Arte mais viva do que nunca
Em quase quatro décadas de carreira, Prince inspirou os mais variados tipos de artistas e seguirá intrigando corações e mentes. Em 2021, os fãs serão agraciados com mais um álbum de composições inéditas previsto para 30 de julho.
A faixa-título “Welcome 2 America” é um r&b cortante de cinco minutos e meio, com letra opinativa e claramente cética em relação aos rumos da América atual. A canção vai do minimalismo a momentos mais exuberantes, com Prince optando por versos falados em contraponto às backing vocals que amplificam o fator soul.
Prince critica a tecnologia moderna logo no primeiros verso: “Bem-vindo à América / Distraído pelos recursos do iPhone / (Tenho um aplicativo para cada situação)“. Em outros versos critica os políticos mentirosos, questiona a música contemporânea, fala sobre fé, fama e sexo.
Já “Born 2 Die”, segundo single deste trabalho, nasceu de uma conversa com o produtor Morris Hayes, que contou como o cantor sempre buscou novos desafios. “Ele estava assistindo a vídeos de seu amigo, Dr. Cornel West no YouTube, e durante um discurso o Dr.
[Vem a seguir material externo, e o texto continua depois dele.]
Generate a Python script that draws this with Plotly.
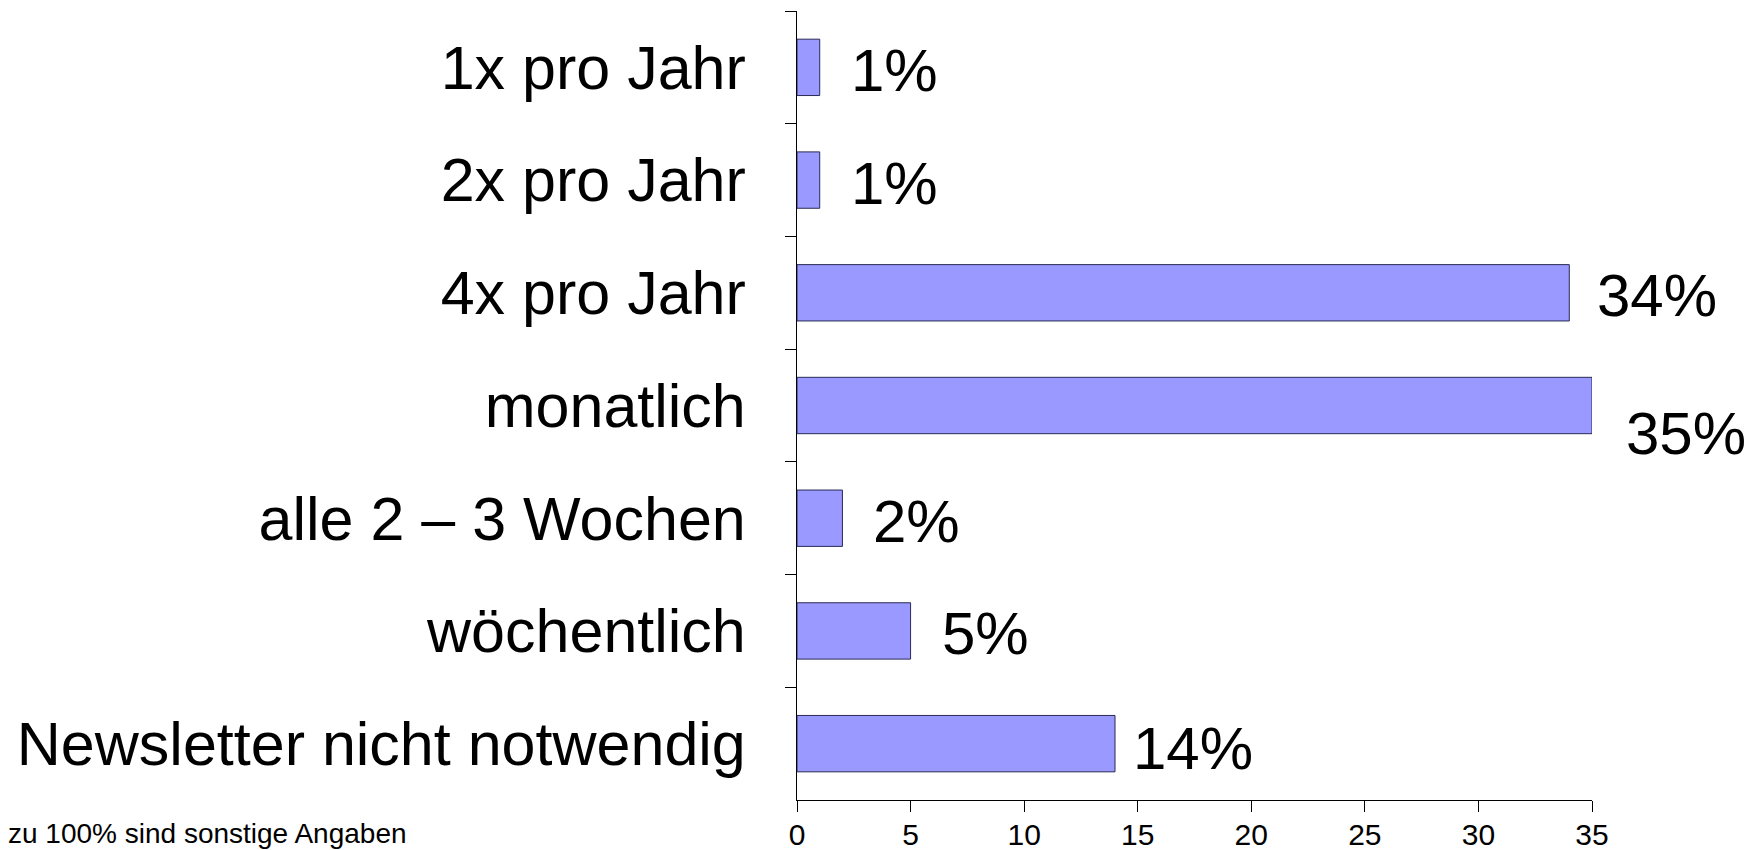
import plotly.graph_objects as go

categories = [
    "1x pro Jahr",
    "2x pro Jahr",
    "4x pro Jahr",
    "monatlich",
    "alle 2 \u2013 3 Wochen",
    "w\u00f6chentlich",
    "Newsletter nicht notwendig",
]
values = [1, 1, 34, 35, 2, 5, 14]
value_labels = ["1%", "1%", "34%", "35%", "2%", "5%", "14%"]
x_ticks = [0, 5, 10, 15, 20, 25, 30, 35]
footnote = "zu 100% sind sonstige Angaben"

FONT = "Arial, Liberation Sans, sans-serif"
# page body has an 8px margin, so the figure is sized to fit the window
W, H = 1752, 842
ML, MR, MT, MB = 789, 168, 3, 50

fig = go.Figure()
fig.add_trace(go.Bar(
    x=values,
    y=categories,
    orientation="h",
    marker=dict(color="#9999FF", line=dict(color="#2A2A55", width=1)),
    hoverinfo="x+y",
))

# label offsets (styling only)
label_dx = {"35%": 32, "14%": 16, "34%": 26}
label_dy = {"35%": -28, "14%": -5}
for cat, v, lab in zip(categories, values, value_labels):
    fig.add_annotation(
        x=v, y=cat, xref="x", yref="y",
        text=lab, showarrow=False,
        xanchor="left", yanchor="middle",
        xshift=label_dx.get(lab, 29), yshift=label_dy.get(lab, -3),
        font=dict(family=FONT, size=60, color="black"),
    )

plot_w = W - ML - MR
fig.add_annotation(
    x=-ML / plot_w, y=0, xref="paper", yref="paper",
    text=footnote, showarrow=False,
    xanchor="left", yanchor="middle", yshift=-33, xshift=-2,
    font=dict(family=FONT, size=28, color="black"),
)

fig.update_layout(
    width=W, height=H,
    margin=dict(l=ML, r=MR, t=MT, b=MB, autoexpand=False),
    plot_bgcolor="white", paper_bgcolor="white",
    showlegend=False,
    bargap=0.5,
    font=dict(family=FONT, color="black"),
)
fig.update_xaxes(
    range=[0, 35],
    tickvals=x_ticks,
    automargin=False,
    ticks="outside", ticklen=11, tickcolor="black", tickwidth=1,
    ticklabelstandoff=-3,
    showline=True, linecolor="black", linewidth=1,
    showgrid=False, zeroline=False,
    tickfont=dict(family=FONT, size=30, color="black"),
)
fig.update_yaxes(
    categoryorder="array", categoryarray=categories,
    autorange="reversed",
    automargin=False,
    ticks="outside", ticklen=11, tickcolor="black", tickwidth=1,
    tickson="boundaries",
    ticklabelstandoff=38,
    showline=True, linecolor="black", linewidth=1,
    showgrid=False, zeroline=False,
    tickfont=dict(family=FONT, size=61, color="black"),
)

fig.write_html("out.html")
West disse, ‘Eu amo meu irmão Prince, mas ele não é Curtis Mayfield’. Então Prince disse: ‘Ah, é mesmo? Vamos ver’”.
Para quem não sabe, Curtis Mayfield (1942-1999) foi um dos nomes mais importantes da black music norte-americana. Multi-instrumentalista, tocava guitarra, baixo, piano, saxofone e bateria. Ao lado de nomes como Al Green, Isaac Hayes, Marvin Gaye e Stevie Wonder, Mayfield também é lembrado como um dos pioneiros das músicas de consciência sócio-políticas do movimento negro nos Estados Unidos.
A faixa foi gravada durante a primavera de 2010, em uma época bastante prolífica para o artista. Em paralelo, o presidente Barack Obama tinha apenas um ano em seu primeiro mandato e Prince estava refletindo profundamente sobre as questões que afetavam a comunidade negra e o papel que ele esperava desempenhar no movimento de justiça social.